Judging from the draft, “FASB really does not understand what commercial tenants do,” insists Marisa Manley, president of consultancy and broker Commercial Tenant Real Estate Representation. She says the proposed rules may “fundamentally change the way tenants look at leasing…and change the relationship between tenants and landlords,” especially regarding the buy-versus-lease decision.

If the draft rules remain unchanged, she says, several things will result. First, the typical lease contract will drop from its current 10-year term, as the opportunity to amortize payments in a straight-line manner is abolished and expenses are front-loaded. And tenants will be far more careful about renewal plans, since any indication of reupping a contract would trigger a lease-term extension for accounting purposes and a longer payment obligation carried on the balance sheet. Shorter-term leases may also prompt landlords to charge higher rents, Manley says, since the stability of a long-term commitment is gone.

Under proposed rules, leases will be front-loaded, making expenses higher in early contract years.

But the rules will have lessees scrutinizing real estate costs, and that could be beneficial because some landlords use gross payments — bundled real estate and service fees — as a profit center. (Landlords have been known to charge a 300% premium for late-night air conditioning and heating.) Still, the concern for most tenants will be trying to determine if they are in a position to abandon leasing in favor of buying.

Cash Flow Redefined
Lessee cash-flow statements will also be affected. The draft rules require lessees to classify cash payments as financing activities, rather than payables that run through operations. So, while the net effect is that actual cash flows remain the same, the accounting entry “cash flows from operations” could be affected, says Gannon, again disrupting ratios that are used to measure performance or access capital.

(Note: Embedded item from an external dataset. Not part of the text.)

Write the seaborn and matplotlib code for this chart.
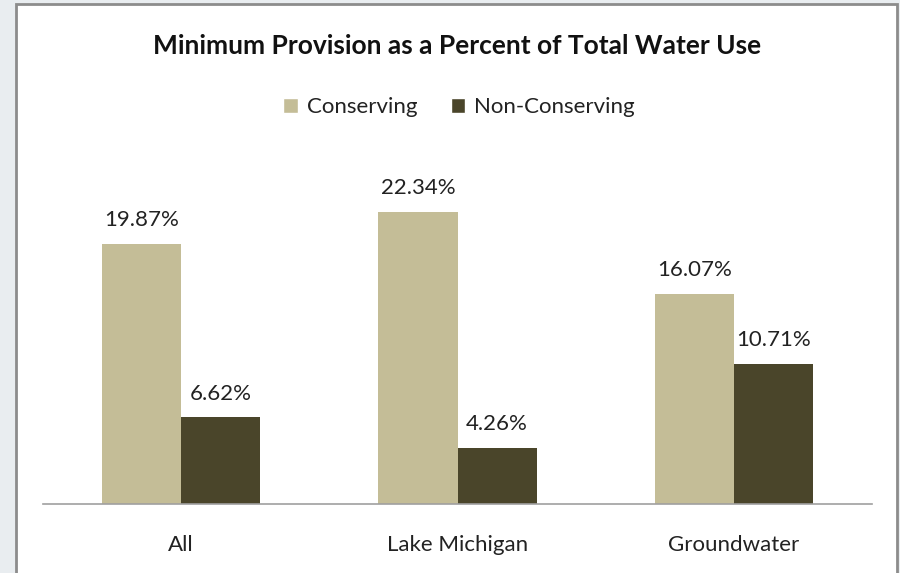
import matplotlib
matplotlib.use("Agg")
import matplotlib.pyplot as plt
import pandas as pd
import seaborn as sns
from matplotlib.patches import Rectangle

categories = ["All", "Lake Michigan", "Groundwater"]
series = ["Conserving", "Non-Conserving"]
conserving = [19.87, 22.34, 16.07]
non_conserving = [6.62, 4.26, 10.71]
colors = ["#C4BD97", "#4A452A"]

df = pd.DataFrame({
    "category": categories * 2,
    "series": [series[0]] * 3 + [series[1]] * 3,
    "value": conserving + non_conserving,
})

sns.set_theme(style="white")
plt.rcParams["font.family"] = ["Lato", "DejaVu Sans"]

fig = plt.figure(figsize=(9, 5.73), dpi=100)
fig.patch.set_facecolor("#E9EDF0")

# chart area frame (behind the axes)
frame = Rectangle((16 / 900, -0.05), 881 / 900, 1.05 - 4 / 573,
                  transform=fig.transFigure, facecolor="white",
                  edgecolor="#8C8C8C", linewidth=2, zorder=-5)
fig.patches.append(frame)

ax = fig.add_axes([43 / 900, 69 / 573, 829 / 900, 327 / 573])
ax.set_facecolor("none")
sns.barplot(data=df, x="category", y="value", hue="series", order=categories,
            hue_order=series, palette=colors, width=0.572, gap=0,
            saturation=1, linewidth=0, ax=ax, legend=False)

ax.set_xlim(-0.5, 2.5)
ax.set_ylim(0, 25)
ax.set_xlabel("")
ax.set_ylabel("")
ax.set_yticks([])
for side in ["top", "right", "left"]:
    ax.spines[side].set_visible(False)
ax.spines["bottom"].set_color("#A0A0A0")
ax.spines["bottom"].set_linewidth(1.2)
ax.tick_params(axis="x", length=0, pad=22, labelsize=16, colors="#222222")

for cont, vals in zip(ax.containers, [conserving, non_conserving]):
    ax.bar_label(cont, labels=[f"{v:.2f}%" for v in vals], padding=10,
                 fontsize=16, color="#222222")

fig.text(0.508, 0.919, "Minimum Provision as a Percent of Total Water Use",
         ha="center", va="center", fontsize=19, fontweight="bold", color="#111111")

handles = [Rectangle((0, 0), 1, 1, facecolor=c) for c in colors]
fig.legend(handles, series, loc="center", bbox_to_anchor=(0.51, 0.813),
           ncol=2, frameon=False, fontsize=16, handlelength=0.65, handleheight=0.65,
           handletextpad=0.4, columnspacing=1.5, labelcolor="#222222")

fig.savefig("out.png", dpi=100, facecolor=fig.get_facecolor())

In addition, Oldham thinks that shifts in income could ultimately affect debt service coverage ratios, depending on the multiple of operating income and the definition of operating income written into a lending agreement. If a decline in income during the early part of a lease causes a debt ratio to sink too low, albeit temporarily, the company will have to make up the income somehow if it wants to maintain proper ratio levels.

The front-end loading of the lease expense could also result in lopsided reporting for some lessees. Bill Bosco calculates that by eliminating the straight-line method and replacing it with amortization and imputed interest, a hypothetical lessee would see expenses climb by 21% in the first year of a 10-year office lease (see related examples above). In the first 5 years of that same lease, the expense would be 63% higher than current generally accepted accounting principles.

Marie Leone is senior editor for accounting at CFO.

 


 

Why Lease?

What motivates companies to lease? “Cash flow, taxes, convenience, and off-balance-sheet accounting treatment,” says Michael Fleming, a principal at lease-financing consultancy The Alta Group. Traditionally, protecting cash flow has been the primary reason for leasing, since a company can use a leased asset to generate revenue with no money down, and pay for it over time. The lessee may also be able to take advantage of tax breaks in the form of lower lease payments, if the lessor has enough net income to capture tax breaks from expensing or depreciation, adds Fleming. The convenience of leasing equipment quickly, and not having to worry about certain maintenance issues, has always attracted smaller, less-capitalized businesses to leasing, and off-balance-sheet treatment of assets has been viewed as a benefit to some companies, although it has never been a prime motivation, contends Fleming.

Many times, companies that claim they are looking for off-balance-sheet treatment are really just looking for lower lease payments, “so it is truly a cash-flow issue,” insists Shawn Halladay, also a principal at The Alta Group. The confusion exists because lower lease payments are often the result of a lessor creating a higher residual value, which may take the asset value off of the lessee’s balance sheet. — M.L.